1. seed or grain not intended for sowing purposes;

2. cleaned or conditioned seed in storage within, or in transit or consigned to, a cleaning or conditioning establishment;

3. any carrier transporting or delivering seed in the ordinary course of the carrier's business, if the carrier does not produce, condition, or market seeds; and

4. anyone who sells or offers for sale seed incorrectly labeled as to kind, species, subspecies, variety, type, origin, elevation, or year of collection, if (a) the seeds cannot be properly identified upon examination and (b) he or she obtained an invoice, genuine grower's or tree seed collector's declaration, or other labeling information, and took reasonable precautions to insure the label's veracity.


Enforcement Duties

Under prior law, the agriculture commissioner had the duty to enforce Connecticut's seed law. The act imposes this duty on the “seed control officer,” who is the commissioner or his designee. The seed control officer, or his or her agent, must:

1. sample, inspect, analyze, and test seeds transported, sold, or offered or exposed for sale in Connecticut as he or she deems necessary to determine compliance with the labeling requirements;

2. promptly notify the seller and the labeler or transporter, as applicable, of any violation, “stop sale” order (see below), or seizure; and

3. adopt certain regulations.

In addition to the regulations prior law required the agriculture commissioner to adopt, the act expands the scope of the regulations that the seed control officer must adopt to include:

1. reasonable standards of germination for flower seeds;

2. labeling flower seeds with respect to their kind and variety or type and performance characteristics; and

3. developing lists of the kinds of (a) flower seeds, (b) tree or shrub seeds, and (c) vegetable seeds subject to the respective germination labeling requirements.

Enforcement Powers

Similar to the commissioner's duties under prior law, the seed control officer, in carrying out his or her duties, may:

1. access seeds and related records by entering (a) public or private premises during business hours and (b) a truck or other conveyor when accessible;

2. issue and enforce a “stop sale” order to the owner or custodian of any seed lot;

3. establish, maintain, or use seed testing facilities;

4. perform or provide for the performance of purity and germination tests for farmers and dealers on request;

5. adopt regulations on these purity and germination tests, including a fee to be charged for testing; and

6. cooperate with the U. S. Department of Agriculture or any other federal or state agency involved in seed law enforcement.

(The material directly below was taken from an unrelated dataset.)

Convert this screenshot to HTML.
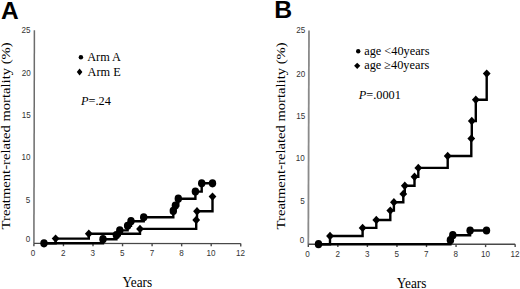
<!DOCTYPE html>
<html><head><meta charset="utf-8"><title>Treatment-related mortality</title><style>
html,body{margin:0;padding:0;background:#fff;}
body{width:520px;height:289px;overflow:hidden;}
svg{display:block;}
.sans{font-family:"Liberation Sans",sans-serif;}
.serif{font-family:"Liberation Serif",serif;}
</style></head><body>
<svg width="520" height="289" viewBox="0 0 520 289">
<rect width="520" height="289" fill="#fff"/>
<!-- panel A -->
<path d="M34.40 30.30 L33.90 243.50" stroke="#6c6c6c" stroke-width="1.5" fill="none"/>
<g stroke="#484848" stroke-width="1.4" fill="none">
<path d="M33.90 243.40 L240.75 243.60"/>
<path d="M33.90 243.40 v2.8"/>
<path d="M63.45 243.43 v2.8"/>
<path d="M93.00 243.46 v2.8"/>
<path d="M122.55 243.49 v2.8"/>
<path d="M152.10 243.51 v2.8"/>
<path d="M181.65 243.54 v2.8"/>
<path d="M211.20 243.57 v2.8"/>
<path d="M240.75 243.60 v2.8"/>
</g>
<g class="sans" fill="#333" text-anchor="end">
<text transform="translate(30.40 33.30) scale(0.9 1.05)" font-size="9">25</text>
<text transform="translate(30.70 76.30) scale(0.9 1.05)" font-size="9">20</text>
<text transform="translate(30.70 118.40) scale(0.9 1.05)" font-size="9">15</text>
<text transform="translate(30.50 160.30) scale(0.9 1.05)" font-size="9">10</text>
<text transform="translate(30.20 203.00) scale(0.9 1.05)" font-size="9">5</text>
<text transform="translate(30.30 242.00) scale(0.9 1.05)" font-size="9">0</text>
</g>
<g class="sans" fill="#333" text-anchor="middle">
<text transform="translate(33.10 256.00) scale(0.9 1.05)" font-size="9">0</text>
<text transform="translate(63.25 256.00) scale(0.9 1.05)" font-size="9">2</text>
<text transform="translate(92.80 256.00) scale(0.9 1.05)" font-size="9">3</text>
<text transform="translate(122.35 256.00) scale(0.9 1.05)" font-size="9">5</text>
<text transform="translate(151.90 256.00) scale(0.9 1.05)" font-size="9">7</text>
<text transform="translate(181.45 256.00) scale(0.9 1.05)" font-size="9">8</text>
<text transform="translate(211.00 256.00) scale(0.9 1.05)" font-size="9">10</text>
<text transform="translate(240.55 256.00) scale(0.9 1.05)" font-size="9">12</text>
</g>
<text class="serif" font-size="13.3" transform="translate(137.3 287.2) scale(1 1.04)" text-anchor="middle" fill="#000">Years</text>
<text class="serif" font-size="13.3" transform="translate(10.2 135.9) rotate(-90) scale(1.1 1)" text-anchor="middle" fill="#000">Treatment-related mortality (%)</text>
<g fill="none" stroke="#000" stroke-width="2.4">
<path d="M44.0 243.3 H103.0 V239.2 H116.4 V235.2 H119.8 V230.4 H127.6 V225.8 H131.0 V221.2 H143.7 V217.3 H173.3 V210.9 H175.4 V205.6 H178.3 V198.7 H195.4 V191.6 H201.7 V183.3 H212.5 V183.3"/>
<path d="M44.0 243.3 H55.6 V238.6 H88.8 V233.8 H140.0 V228.9 H196.2 V220.0 H197.0 V211.2 H212.5 V196.6"/>
</g>
<g fill="#000"><ellipse cx="44.0" cy="243.3" rx="3.70" ry="4.10"/><ellipse cx="103.0" cy="239.2" rx="3.70" ry="4.10"/><ellipse cx="116.4" cy="235.2" rx="3.70" ry="4.10"/><ellipse cx="119.8" cy="230.4" rx="3.70" ry="4.10"/><ellipse cx="127.6" cy="225.8" rx="3.70" ry="4.10"/><ellipse cx="131.0" cy="221.2" rx="3.70" ry="4.10"/><ellipse cx="143.7" cy="217.3" rx="3.70" ry="4.10"/><ellipse cx="173.3" cy="210.9" rx="3.70" ry="4.10"/><ellipse cx="175.4" cy="205.6" rx="3.70" ry="4.10"/><ellipse cx="178.3" cy="198.7" rx="3.70" ry="4.10"/><ellipse cx="195.4" cy="191.6" rx="3.70" ry="4.10"/><ellipse cx="201.7" cy="183.3" rx="3.70" ry="4.10"/><ellipse cx="212.5" cy="183.3" rx="3.70" ry="4.10"/><path d="M55.6 234.4l3.90 4.20l-3.90 4.20l-3.90 -4.20z"/><path d="M88.8 229.6l3.90 4.20l-3.90 4.20l-3.90 -4.20z"/><path d="M140.0 224.7l3.90 4.20l-3.90 4.20l-3.90 -4.20z"/><path d="M196.2 215.8l3.90 4.20l-3.90 4.20l-3.90 -4.20z"/><path d="M197.0 207.0l3.90 4.20l-3.90 4.20l-3.90 -4.20z"/><path d="M212.5 192.4l3.90 4.20l-3.90 4.20l-3.90 -4.20z"/></g>
<!-- panel B -->
<path d="M309.00 30.40 L308.30 244.30" stroke="#8a8a8a" stroke-width="1.8" fill="none"/>
<g stroke="#484848" stroke-width="1.4" fill="none">
<path d="M308.30 244.20 L515.15 244.30"/>
<path d="M308.30 244.20 v2.8"/>
<path d="M337.85 244.21 v2.8"/>
<path d="M367.40 244.23 v2.8"/>
<path d="M396.95 244.24 v2.8"/>
<path d="M426.50 244.26 v2.8"/>
<path d="M456.05 244.27 v2.8"/>
<path d="M485.60 244.29 v2.8"/>
<path d="M515.15 244.30 v2.8"/>
</g>
<g class="sans" fill="#333" text-anchor="end">
<text transform="translate(305.20 33.40) scale(0.9 1.05)" font-size="9">25</text>
<text transform="translate(305.20 76.70) scale(0.9 1.05)" font-size="9">20</text>
<text transform="translate(305.20 118.90) scale(0.9 1.05)" font-size="9">15</text>
<text transform="translate(304.80 160.70) scale(0.9 1.05)" font-size="9">10</text>
<text transform="translate(304.70 203.90) scale(0.9 1.05)" font-size="9">5</text>
<text transform="translate(304.30 242.90) scale(0.9 1.05)" font-size="9">0</text>
</g>
<g class="sans" fill="#333" text-anchor="middle">
<text transform="translate(307.50 256.60) scale(0.9 1.05)" font-size="9">0</text>
<text transform="translate(337.65 256.60) scale(0.9 1.05)" font-size="9">2</text>
<text transform="translate(367.20 256.60) scale(0.9 1.05)" font-size="9">3</text>
<text transform="translate(396.75 256.60) scale(0.9 1.05)" font-size="9">5</text>
<text transform="translate(426.30 256.60) scale(0.9 1.05)" font-size="9">7</text>
<text transform="translate(455.85 256.60) scale(0.9 1.05)" font-size="9">8</text>
<text transform="translate(485.40 256.60) scale(0.9 1.05)" font-size="9">10</text>
<text transform="translate(514.95 256.60) scale(0.9 1.05)" font-size="9">12</text>
</g>
<text class="serif" font-size="13.3" transform="translate(411.6 287.8) scale(1 1.04)" text-anchor="middle" fill="#000">Years</text>
<text class="serif" font-size="13.3" transform="translate(284.5 135.9) rotate(-90) scale(1.1 1)" text-anchor="middle" fill="#000">Treatment-related mortality (%)</text>
<g fill="none" stroke="#000" stroke-width="2.4">
<path d="M318.5 244.2 H450.4 V240.2 H452.8 V235.2 H470.1 V230.5 H486.5 V230.5"/>
<path d="M318.5 244.2 H330.0 V236.0 H362.6 V227.9 H376.3 V220.0 H390.3 V210.6 H393.9 V202.3 H403.3 V193.9 H404.8 V185.7 H414.5 V176.8 H418.3 V167.9 H447.7 V156.0 H471.3 V138.6 H471.8 V121.0 H475.8 V99.8 H486.7 V73.6"/>
</g>
<g fill="#000"><ellipse cx="318.5" cy="244.2" rx="3.70" ry="4.10"/><ellipse cx="450.4" cy="240.2" rx="3.70" ry="4.10"/><ellipse cx="452.8" cy="235.2" rx="3.70" ry="4.10"/><ellipse cx="470.1" cy="230.5" rx="3.70" ry="4.10"/><ellipse cx="486.5" cy="230.5" rx="3.70" ry="4.10"/><path d="M330.0 231.8l3.90 4.20l-3.90 4.20l-3.90 -4.20z"/><path d="M362.6 223.7l3.90 4.20l-3.90 4.20l-3.90 -4.20z"/><path d="M376.3 215.8l3.90 4.20l-3.90 4.20l-3.90 -4.20z"/><path d="M390.3 206.4l3.90 4.20l-3.90 4.20l-3.90 -4.20z"/><path d="M393.9 198.1l3.90 4.20l-3.90 4.20l-3.90 -4.20z"/><path d="M403.3 189.7l3.90 4.20l-3.90 4.20l-3.90 -4.20z"/><path d="M404.8 181.5l3.90 4.20l-3.90 4.20l-3.90 -4.20z"/><path d="M414.5 172.6l3.90 4.20l-3.90 4.20l-3.90 -4.20z"/><path d="M418.3 163.7l3.90 4.20l-3.90 4.20l-3.90 -4.20z"/><path d="M447.7 151.8l3.90 4.20l-3.90 4.20l-3.90 -4.20z"/><path d="M471.3 134.4l3.90 4.20l-3.90 4.20l-3.90 -4.20z"/><path d="M471.8 116.8l3.90 4.20l-3.90 4.20l-3.90 -4.20z"/><path d="M475.8 95.6l3.90 4.20l-3.90 4.20l-3.90 -4.20z"/><path d="M486.7 69.4l3.90 4.20l-3.90 4.20l-3.90 -4.20z"/></g>
<text class="sans" font-weight="bold" font-size="24.5" x="0.9" y="18.6" fill="#000">A</text>
<text class="sans" font-weight="bold" font-size="24.8" x="274.2" y="18.2" fill="#000">B</text>
<g class="serif" font-size="12.3" fill="#000">
<circle cx="80.9" cy="57.3" r="2.25"/>
<path d="M79.6 68.6l2.8 3.4l-2.8 3.4l-2.8 -3.4z"/>
<text x="87.2" y="60.5">Arm A</text>
<text x="87.6" y="75.8">Arm E</text>
<text x="81" y="104.5"><tspan font-style="italic">P</tspan>=.24</text>
<circle cx="358.2" cy="51.3" r="2.2"/>
<path d="M357.2 62.7l3.1 3.1l-3.1 3.1l-3.1 -3.1z"/>
<text x="364.2" y="54.5">age &lt;40years</text>
<text x="364.2" y="69">age &#8805;40years</text>
<text x="358.8" y="98.6"><tspan font-style="italic">P</tspan>=.0001</text>
</g>
</svg>
</body></html>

Under the act, the seed control officer may issue a stop sale order to prohibit the sale, conditioning, and movement of seed, except on his or her approval, until the seed control officer finds the act's requirements are met and issues a release from the order. Anyone aggrieved by an order may appeal to Superior Court. Prior law allowed the commissioner to issue stop sale orders.



Under the act, the seed control officer may, upon complaint to the Superior Court, seize any seed lot that does not meet the act's requirements. If, after an opportunity for a hearing, the court finds the seed does not comply with the act and orders the condemnation of the seed, the seed must be denatured, processed, destroyed, relabeled, or otherwise disposed of in compliance with law. Prior law granted these powers to the commissioner.


As prior law allowed the commissioner, under the act, if the seed control officer applies to Superior Court for, and is granted, a temporary or permanent injunction restraining someone from violating or continuing to violate the seed law, the injunction must be issued without bond.

9 & 10 — PENALTY

The act increases the penalty for violating the seed law from a fine to a class D misdemeanor with a mandatory fine.

Under prior law, anyone who violated the seed law was fined up to $100 for a first offense and up to $250 for each subsequent offense. The violator could mail the fine to the Central Infractions Bureau without making a court appearance.

The act instead makes a violation of the seed law a class D misdemeanor, subject to a $100 fine for the first offense and $200 fine for each subsequent offense. In addition to the fine, a person may be sentenced to up to 30 days in prison. Fines can no longer be mailed in, thus, a court appearance is required.